#### OBJECTIVE:
Skip the pictures and quote all of the lines exactly.

:::

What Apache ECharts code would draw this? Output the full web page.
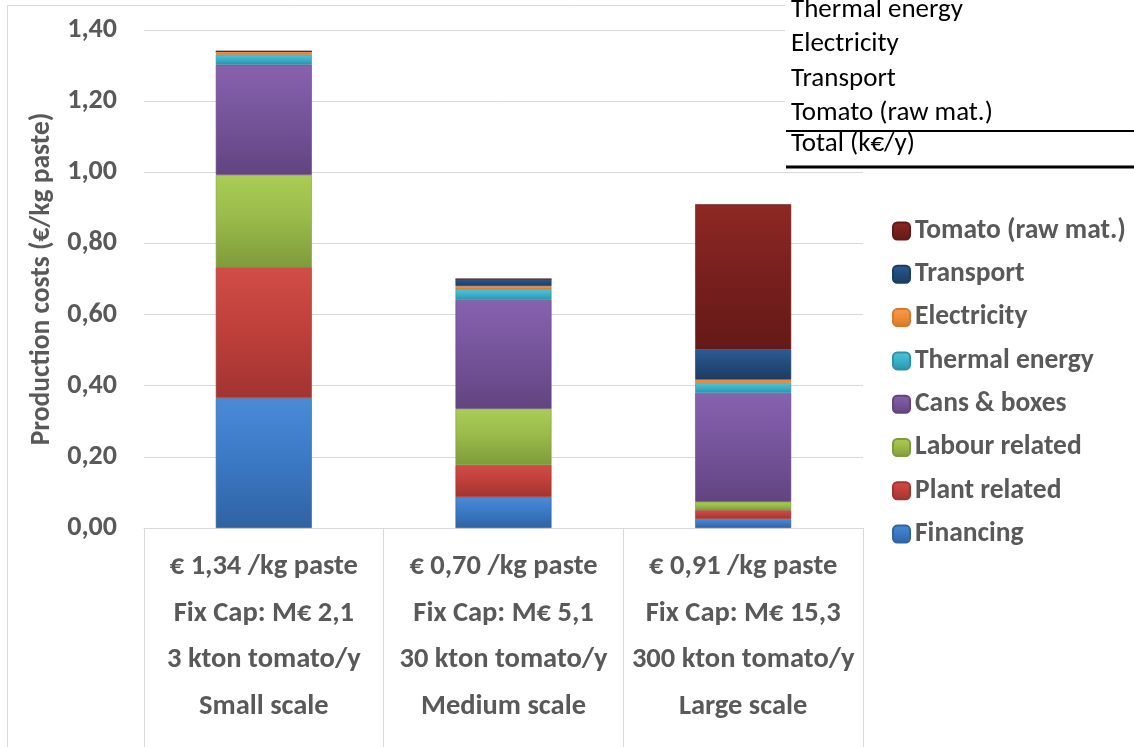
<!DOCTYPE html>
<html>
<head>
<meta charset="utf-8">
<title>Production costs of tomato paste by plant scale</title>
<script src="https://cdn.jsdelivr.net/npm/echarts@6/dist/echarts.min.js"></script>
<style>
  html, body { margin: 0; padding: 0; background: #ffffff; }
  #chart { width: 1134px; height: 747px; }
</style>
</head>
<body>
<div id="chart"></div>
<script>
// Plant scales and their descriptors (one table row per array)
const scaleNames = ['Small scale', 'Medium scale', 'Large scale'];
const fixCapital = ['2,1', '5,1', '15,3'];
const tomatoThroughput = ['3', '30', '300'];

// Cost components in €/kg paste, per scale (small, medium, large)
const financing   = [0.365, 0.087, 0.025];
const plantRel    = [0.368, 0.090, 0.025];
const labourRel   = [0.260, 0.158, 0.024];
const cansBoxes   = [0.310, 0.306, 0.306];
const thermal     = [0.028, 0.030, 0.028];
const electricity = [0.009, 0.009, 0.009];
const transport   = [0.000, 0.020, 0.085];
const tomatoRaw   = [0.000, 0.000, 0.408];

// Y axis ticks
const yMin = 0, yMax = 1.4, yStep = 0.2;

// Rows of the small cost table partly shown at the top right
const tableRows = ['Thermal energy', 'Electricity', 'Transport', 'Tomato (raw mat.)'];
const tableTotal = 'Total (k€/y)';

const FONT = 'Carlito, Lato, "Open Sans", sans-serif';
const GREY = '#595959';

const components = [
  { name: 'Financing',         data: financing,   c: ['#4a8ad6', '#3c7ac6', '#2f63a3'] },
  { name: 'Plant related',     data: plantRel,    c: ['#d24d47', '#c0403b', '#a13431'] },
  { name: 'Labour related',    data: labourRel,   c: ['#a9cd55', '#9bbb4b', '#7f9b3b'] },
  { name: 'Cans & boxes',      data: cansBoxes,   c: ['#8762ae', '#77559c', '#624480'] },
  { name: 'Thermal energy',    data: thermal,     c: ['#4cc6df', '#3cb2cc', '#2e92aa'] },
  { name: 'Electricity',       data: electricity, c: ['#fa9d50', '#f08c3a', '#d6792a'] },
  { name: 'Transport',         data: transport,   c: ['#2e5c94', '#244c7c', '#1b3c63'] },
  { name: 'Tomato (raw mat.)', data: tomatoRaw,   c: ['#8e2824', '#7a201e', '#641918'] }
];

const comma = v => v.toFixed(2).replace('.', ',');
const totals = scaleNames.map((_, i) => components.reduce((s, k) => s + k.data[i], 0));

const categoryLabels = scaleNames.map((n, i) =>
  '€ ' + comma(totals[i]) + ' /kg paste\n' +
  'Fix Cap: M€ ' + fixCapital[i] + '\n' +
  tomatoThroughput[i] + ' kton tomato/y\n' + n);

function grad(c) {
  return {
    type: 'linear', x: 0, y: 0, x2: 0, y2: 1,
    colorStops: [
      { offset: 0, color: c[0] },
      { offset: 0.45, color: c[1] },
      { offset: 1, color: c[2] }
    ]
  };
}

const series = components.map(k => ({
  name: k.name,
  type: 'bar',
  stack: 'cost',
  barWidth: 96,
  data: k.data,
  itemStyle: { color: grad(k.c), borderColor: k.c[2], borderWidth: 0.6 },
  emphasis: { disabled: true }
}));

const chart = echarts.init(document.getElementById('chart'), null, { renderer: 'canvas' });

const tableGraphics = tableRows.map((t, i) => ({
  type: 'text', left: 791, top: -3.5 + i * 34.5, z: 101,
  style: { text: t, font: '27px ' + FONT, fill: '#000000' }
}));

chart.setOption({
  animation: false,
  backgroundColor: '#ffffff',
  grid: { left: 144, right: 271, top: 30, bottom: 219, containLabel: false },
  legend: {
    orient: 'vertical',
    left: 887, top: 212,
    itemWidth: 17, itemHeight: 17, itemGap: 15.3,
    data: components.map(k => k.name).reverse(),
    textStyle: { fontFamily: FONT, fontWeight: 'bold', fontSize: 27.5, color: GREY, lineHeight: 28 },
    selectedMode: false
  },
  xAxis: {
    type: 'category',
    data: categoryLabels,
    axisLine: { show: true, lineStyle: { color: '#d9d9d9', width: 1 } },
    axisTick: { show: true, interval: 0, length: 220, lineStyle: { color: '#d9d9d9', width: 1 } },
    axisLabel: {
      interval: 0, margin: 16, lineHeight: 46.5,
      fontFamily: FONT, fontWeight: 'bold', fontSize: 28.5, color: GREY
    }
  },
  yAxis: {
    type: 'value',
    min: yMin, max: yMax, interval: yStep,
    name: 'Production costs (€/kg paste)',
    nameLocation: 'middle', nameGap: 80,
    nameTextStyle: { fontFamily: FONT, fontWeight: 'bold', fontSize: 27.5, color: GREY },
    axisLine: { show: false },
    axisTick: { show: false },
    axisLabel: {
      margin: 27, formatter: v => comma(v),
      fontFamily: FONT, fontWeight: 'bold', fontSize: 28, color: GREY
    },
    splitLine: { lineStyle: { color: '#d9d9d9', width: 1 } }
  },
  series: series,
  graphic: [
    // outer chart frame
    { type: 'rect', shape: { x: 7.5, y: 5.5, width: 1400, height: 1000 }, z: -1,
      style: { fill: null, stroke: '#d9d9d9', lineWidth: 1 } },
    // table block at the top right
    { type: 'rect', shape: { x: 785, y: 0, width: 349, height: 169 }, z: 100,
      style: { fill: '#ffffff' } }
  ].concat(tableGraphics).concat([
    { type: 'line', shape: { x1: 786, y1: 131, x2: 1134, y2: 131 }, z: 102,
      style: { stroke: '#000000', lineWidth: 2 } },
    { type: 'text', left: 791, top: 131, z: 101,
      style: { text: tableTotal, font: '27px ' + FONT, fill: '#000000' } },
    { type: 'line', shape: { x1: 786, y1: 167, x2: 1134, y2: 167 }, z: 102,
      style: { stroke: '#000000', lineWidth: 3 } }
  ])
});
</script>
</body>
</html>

:::

#### THE COMPLETED TASK:
What Apache ECharts code would draw this? Output the full web page.
<!DOCTYPE html>
<html>
<head>
<meta charset="utf-8">
<title>Production costs of tomato paste by plant scale</title>
<script src="https://cdn.jsdelivr.net/npm/echarts@6/dist/echarts.min.js"></script>
<style>
  html, body { margin: 0; padding: 0; background: #ffffff; }
  #chart { width: 1134px; height: 747px; }
</style>
</head>
<body>
<div id="chart"></div>
<script>
// Plant scales and their descriptors (one table row per array)
const scaleNames = ['Small scale', 'Medium scale', 'Large scale'];
const fixCapital = ['2,1', '5,1', '15,3'];
const tomatoThroughput = ['3', '30', '300'];

// Cost components in €/kg paste, per scale (small, medium, large)
const financing   = [0.365, 0.087, 0.025];
const plantRel    = [0.368, 0.090, 0.025];
const labourRel   = [0.260, 0.158, 0.024];
const cansBoxes   = [0.310, 0.306, 0.306];
const thermal     = [0.028, 0.030, 0.028];
const electricity = [0.009, 0.009, 0.009];
const transport   = [0.000, 0.020, 0.085];
const tomatoRaw   = [0.000, 0.000, 0.408];

// Y axis ticks
const yMin = 0, yMax = 1.4, yStep = 0.2;

// Rows of the small cost table partly shown at the top right
const tableRows = ['Thermal energy', 'Electricity', 'Transport', 'Tomato (raw mat.)'];
const tableTotal = 'Total (k€/y)';

const FONT = 'Carlito, Lato, "Open Sans", sans-serif';
const GREY = '#595959';

const components = [
  { name: 'Financing',         data: financing,   c: ['#4a8ad6', '#3c7ac6', '#2f63a3'] },
  { name: 'Plant related',     data: plantRel,    c: ['#d24d47', '#c0403b', '#a13431'] },
  { name: 'Labour related',    data: labourRel,   c: ['#a9cd55', '#9bbb4b', '#7f9b3b'] },
  { name: 'Cans & boxes',      data: cansBoxes,   c: ['#8762ae', '#77559c', '#624480'] },
  { name: 'Thermal energy',    data: thermal,     c: ['#4cc6df', '#3cb2cc', '#2e92aa'] },
  { name: 'Electricity',       data: electricity, c: ['#fa9d50', '#f08c3a', '#d6792a'] },
  { name: 'Transport',         data: transport,   c: ['#2e5c94', '#244c7c', '#1b3c63'] },
  { name: 'Tomato (raw mat.)', data: tomatoRaw,   c: ['#8e2824', '#7a201e', '#641918'] }
];

const comma = v => v.toFixed(2).replace('.', ',');
const totals = scaleNames.map((_, i) => components.reduce((s, k) => s + k.data[i], 0));

const categoryLabels = scaleNames.map((n, i) =>
  '€ ' + comma(totals[i]) + ' /kg paste\n' +
  'Fix Cap: M€ ' + fixCapital[i] + '\n' +
  tomatoThroughput[i] + ' kton tomato/y\n' + n);

function grad(c) {
  return {
    type: 'linear', x: 0, y: 0, x2: 0, y2: 1,
    colorStops: [
      { offset: 0, color: c[0] },
      { offset: 0.45, color: c[1] },
      { offset: 1, color: c[2] }
    ]
  };
}

const series = components.map(k => ({
  name: k.name,
  type: 'bar',
  stack: 'cost',
  barWidth: 96,
  data: k.data,
  itemStyle: { color: grad(k.c), borderColor: k.c[2], borderWidth: 0.6 },
  emphasis: { disabled: true }
}));

const chart = echarts.init(document.getElementById('chart'), null, { renderer: 'canvas' });

const tableGraphics = tableRows.map((t, i) => ({
  type: 'text', left: 791, top: -3.5 + i * 34.5, z: 101,
  style: { text: t, font: '27px ' + FONT, fill: '#000000' }
}));

chart.setOption({
  animation: false,
  backgroundColor: '#ffffff',
  grid: { left: 144, right: 271, top: 30, bottom: 219, containLabel: false },
  legend: {
    orient: 'vertical',
    left: 887, top: 212,
    itemWidth: 17, itemHeight: 17, itemGap: 15.3,
    data: components.map(k => k.name).reverse(),
    textStyle: { fontFamily: FONT, fontWeight: 'bold', fontSize: 27.5, color: GREY, lineHeight: 28 },
    selectedMode: false
  },
  xAxis: {
    type: 'category',
    data: categoryLabels,
    axisLine: { show: true, lineStyle: { color: '#d9d9d9', width: 1 } },
    axisTick: { show: true, interval: 0, length: 220, lineStyle: { color: '#d9d9d9', width: 1 } },
    axisLabel: {
      interval: 0, margin: 16, lineHeight: 46.5,
      fontFamily: FONT, fontWeight: 'bold', fontSize: 28.5, color: GREY
    }
  },
  yAxis: {
    type: 'value',
    min: yMin, max: yMax, interval: yStep,
    name: 'Production costs (€/kg paste)',
    nameLocation: 'middle', nameGap: 80,
    nameTextStyle: { fontFamily: FONT, fontWeight: 'bold', fontSize: 27.5, color: GREY },
    axisLine: { show: false },
    axisTick: { show: false },
    axisLabel: {
      margin: 27, formatter: v => comma(v),
      fontFamily: FONT, fontWeight: 'bold', fontSize: 28, color: GREY
    },
    splitLine: { lineStyle: { color: '#d9d9d9', width: 1 } }
  },
  series: series,
  graphic: [
    // outer chart frame
    { type: 'rect', shape: { x: 7.5, y: 5.5, width: 1400, height: 1000 }, z: -1,
      style: { fill: null, stroke: '#d9d9d9', lineWidth: 1 } },
    // table block at the top right
    { type: 'rect', shape: { x: 785, y: 0, width: 349, height: 169 }, z: 100,
      style: { fill: '#ffffff' } }
  ].concat(tableGraphics).concat([
    { type: 'line', shape: { x1: 786, y1: 131, x2: 1134, y2: 131 }, z: 102,
      style: { stroke: '#000000', lineWidth: 2 } },
    { type: 'text', left: 791, top: 131, z: 101,
      style: { text: tableTotal, font: '27px ' + FONT, fill: '#000000' } },
    { type: 'line', shape: { x1: 786, y1: 167, x2: 1134, y2: 167 }, z: 102,
      style: { stroke: '#000000', lineWidth: 3 } }
  ])
});
</script>
</body>
</html>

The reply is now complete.